## TASK OBJECTIVE
Check each line for the string "chart". Give only the count of lines that have it.
++++++++++
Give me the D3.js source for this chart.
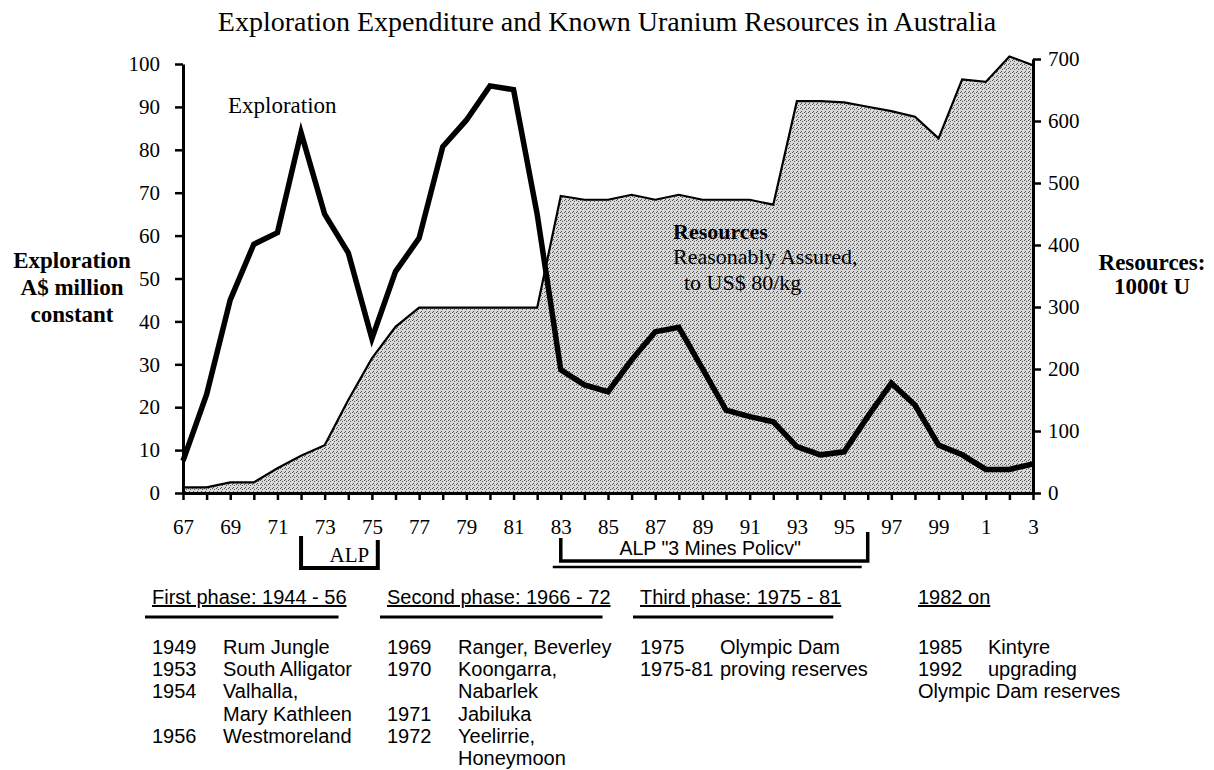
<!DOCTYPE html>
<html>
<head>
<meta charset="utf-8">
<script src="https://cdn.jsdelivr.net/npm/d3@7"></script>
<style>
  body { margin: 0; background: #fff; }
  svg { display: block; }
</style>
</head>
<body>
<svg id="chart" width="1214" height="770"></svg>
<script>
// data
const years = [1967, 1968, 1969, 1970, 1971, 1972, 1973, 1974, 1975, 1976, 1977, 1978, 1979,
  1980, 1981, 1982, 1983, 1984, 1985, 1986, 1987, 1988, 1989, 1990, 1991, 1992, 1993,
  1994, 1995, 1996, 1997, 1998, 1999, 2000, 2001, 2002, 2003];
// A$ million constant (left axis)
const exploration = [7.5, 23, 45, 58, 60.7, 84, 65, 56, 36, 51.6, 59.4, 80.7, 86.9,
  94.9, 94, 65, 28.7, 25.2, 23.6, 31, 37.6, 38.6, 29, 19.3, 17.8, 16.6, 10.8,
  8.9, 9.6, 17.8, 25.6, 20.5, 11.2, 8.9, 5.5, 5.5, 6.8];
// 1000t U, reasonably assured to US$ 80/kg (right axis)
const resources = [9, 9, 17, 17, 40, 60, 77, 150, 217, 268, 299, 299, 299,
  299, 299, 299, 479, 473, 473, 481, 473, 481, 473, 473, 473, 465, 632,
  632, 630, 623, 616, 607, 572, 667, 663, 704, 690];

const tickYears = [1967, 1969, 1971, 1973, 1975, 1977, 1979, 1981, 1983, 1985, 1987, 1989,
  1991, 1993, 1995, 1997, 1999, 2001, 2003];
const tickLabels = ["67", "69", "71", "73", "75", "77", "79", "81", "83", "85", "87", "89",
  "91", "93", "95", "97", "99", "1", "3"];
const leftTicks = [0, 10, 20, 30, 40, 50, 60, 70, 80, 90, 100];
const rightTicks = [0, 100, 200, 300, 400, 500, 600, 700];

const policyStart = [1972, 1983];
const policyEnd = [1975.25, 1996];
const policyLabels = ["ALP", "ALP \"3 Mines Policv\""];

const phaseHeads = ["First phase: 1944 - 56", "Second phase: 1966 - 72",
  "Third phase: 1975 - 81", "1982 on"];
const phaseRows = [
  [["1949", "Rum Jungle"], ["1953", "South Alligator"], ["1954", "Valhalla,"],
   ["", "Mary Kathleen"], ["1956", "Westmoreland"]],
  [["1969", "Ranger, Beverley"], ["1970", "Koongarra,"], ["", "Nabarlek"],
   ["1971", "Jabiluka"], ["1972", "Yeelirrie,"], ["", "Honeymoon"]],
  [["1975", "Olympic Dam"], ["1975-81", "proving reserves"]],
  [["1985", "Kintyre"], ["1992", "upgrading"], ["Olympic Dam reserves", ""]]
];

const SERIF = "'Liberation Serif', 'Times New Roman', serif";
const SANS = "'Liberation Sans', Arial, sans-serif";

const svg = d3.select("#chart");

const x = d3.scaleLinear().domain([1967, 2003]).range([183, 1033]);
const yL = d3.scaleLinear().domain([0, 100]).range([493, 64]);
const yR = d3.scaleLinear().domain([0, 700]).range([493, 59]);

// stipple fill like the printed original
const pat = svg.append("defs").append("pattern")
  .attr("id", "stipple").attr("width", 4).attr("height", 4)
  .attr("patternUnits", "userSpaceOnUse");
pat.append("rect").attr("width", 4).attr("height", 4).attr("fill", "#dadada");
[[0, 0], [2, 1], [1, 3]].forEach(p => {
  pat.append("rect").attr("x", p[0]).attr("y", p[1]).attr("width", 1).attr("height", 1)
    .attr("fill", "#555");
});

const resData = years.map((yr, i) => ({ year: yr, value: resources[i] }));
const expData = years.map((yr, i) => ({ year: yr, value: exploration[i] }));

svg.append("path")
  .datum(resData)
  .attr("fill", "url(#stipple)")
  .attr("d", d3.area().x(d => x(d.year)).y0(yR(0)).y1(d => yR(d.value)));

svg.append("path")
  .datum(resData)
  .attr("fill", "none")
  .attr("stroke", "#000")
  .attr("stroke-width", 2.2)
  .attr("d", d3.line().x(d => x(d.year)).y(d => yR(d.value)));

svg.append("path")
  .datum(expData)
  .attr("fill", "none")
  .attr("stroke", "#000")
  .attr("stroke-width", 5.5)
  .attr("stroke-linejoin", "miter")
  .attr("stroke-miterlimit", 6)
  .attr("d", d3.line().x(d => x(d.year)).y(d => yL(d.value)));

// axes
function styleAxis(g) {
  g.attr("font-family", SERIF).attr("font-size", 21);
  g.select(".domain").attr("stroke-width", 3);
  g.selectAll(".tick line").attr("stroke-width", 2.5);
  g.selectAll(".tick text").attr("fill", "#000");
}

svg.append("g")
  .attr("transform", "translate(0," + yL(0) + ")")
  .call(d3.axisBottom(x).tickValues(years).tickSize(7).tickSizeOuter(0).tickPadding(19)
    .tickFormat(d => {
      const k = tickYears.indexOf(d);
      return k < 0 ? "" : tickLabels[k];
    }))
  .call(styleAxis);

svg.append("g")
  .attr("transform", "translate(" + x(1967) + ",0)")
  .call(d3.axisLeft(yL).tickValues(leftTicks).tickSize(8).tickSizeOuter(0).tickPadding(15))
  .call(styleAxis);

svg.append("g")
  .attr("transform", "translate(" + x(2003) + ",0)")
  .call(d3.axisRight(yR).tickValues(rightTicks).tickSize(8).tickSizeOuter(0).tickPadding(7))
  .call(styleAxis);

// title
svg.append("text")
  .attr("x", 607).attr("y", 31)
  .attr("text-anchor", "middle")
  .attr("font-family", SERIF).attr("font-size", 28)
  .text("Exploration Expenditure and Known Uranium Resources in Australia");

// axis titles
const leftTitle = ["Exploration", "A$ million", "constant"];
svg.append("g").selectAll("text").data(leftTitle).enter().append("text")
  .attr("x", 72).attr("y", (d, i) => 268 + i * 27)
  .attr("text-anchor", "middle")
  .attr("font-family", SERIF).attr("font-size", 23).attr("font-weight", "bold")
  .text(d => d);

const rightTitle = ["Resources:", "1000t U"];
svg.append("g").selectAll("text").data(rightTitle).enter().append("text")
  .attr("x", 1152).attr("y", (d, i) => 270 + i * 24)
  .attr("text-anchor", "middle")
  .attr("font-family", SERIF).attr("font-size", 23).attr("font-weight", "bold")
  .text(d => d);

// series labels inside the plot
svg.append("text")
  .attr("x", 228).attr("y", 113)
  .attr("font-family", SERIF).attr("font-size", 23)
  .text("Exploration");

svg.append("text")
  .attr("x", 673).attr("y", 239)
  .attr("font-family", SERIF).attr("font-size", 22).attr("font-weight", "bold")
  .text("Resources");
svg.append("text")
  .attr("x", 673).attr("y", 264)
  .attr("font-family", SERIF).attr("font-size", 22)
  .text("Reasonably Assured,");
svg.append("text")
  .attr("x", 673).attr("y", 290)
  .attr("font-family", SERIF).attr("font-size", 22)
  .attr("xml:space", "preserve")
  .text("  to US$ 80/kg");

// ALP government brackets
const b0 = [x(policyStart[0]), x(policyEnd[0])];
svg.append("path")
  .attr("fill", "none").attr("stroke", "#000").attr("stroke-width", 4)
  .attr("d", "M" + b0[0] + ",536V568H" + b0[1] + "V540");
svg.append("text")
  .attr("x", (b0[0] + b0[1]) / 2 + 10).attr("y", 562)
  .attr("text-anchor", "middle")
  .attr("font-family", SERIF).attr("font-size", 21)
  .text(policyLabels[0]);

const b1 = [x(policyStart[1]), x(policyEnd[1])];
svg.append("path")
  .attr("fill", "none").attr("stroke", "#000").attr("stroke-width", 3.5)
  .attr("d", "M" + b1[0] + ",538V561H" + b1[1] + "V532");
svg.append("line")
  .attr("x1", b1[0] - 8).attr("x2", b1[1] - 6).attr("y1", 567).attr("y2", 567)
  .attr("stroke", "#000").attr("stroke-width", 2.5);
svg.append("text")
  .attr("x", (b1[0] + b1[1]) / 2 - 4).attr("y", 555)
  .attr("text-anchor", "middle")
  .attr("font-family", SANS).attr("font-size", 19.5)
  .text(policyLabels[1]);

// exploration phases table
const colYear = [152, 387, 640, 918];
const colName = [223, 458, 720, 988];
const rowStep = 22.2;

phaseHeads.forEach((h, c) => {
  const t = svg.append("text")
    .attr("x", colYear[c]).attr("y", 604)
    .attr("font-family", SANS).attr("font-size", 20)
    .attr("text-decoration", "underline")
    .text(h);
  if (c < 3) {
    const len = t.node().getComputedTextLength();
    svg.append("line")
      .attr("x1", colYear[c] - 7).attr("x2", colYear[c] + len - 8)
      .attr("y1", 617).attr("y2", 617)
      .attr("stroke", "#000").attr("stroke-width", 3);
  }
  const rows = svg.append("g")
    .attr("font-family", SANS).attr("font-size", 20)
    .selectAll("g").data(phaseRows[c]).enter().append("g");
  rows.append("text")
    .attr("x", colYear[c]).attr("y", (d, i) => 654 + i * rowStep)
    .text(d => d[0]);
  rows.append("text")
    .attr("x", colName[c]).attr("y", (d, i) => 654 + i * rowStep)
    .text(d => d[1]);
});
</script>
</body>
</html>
++++++++++
## FINISHED ANSWER
3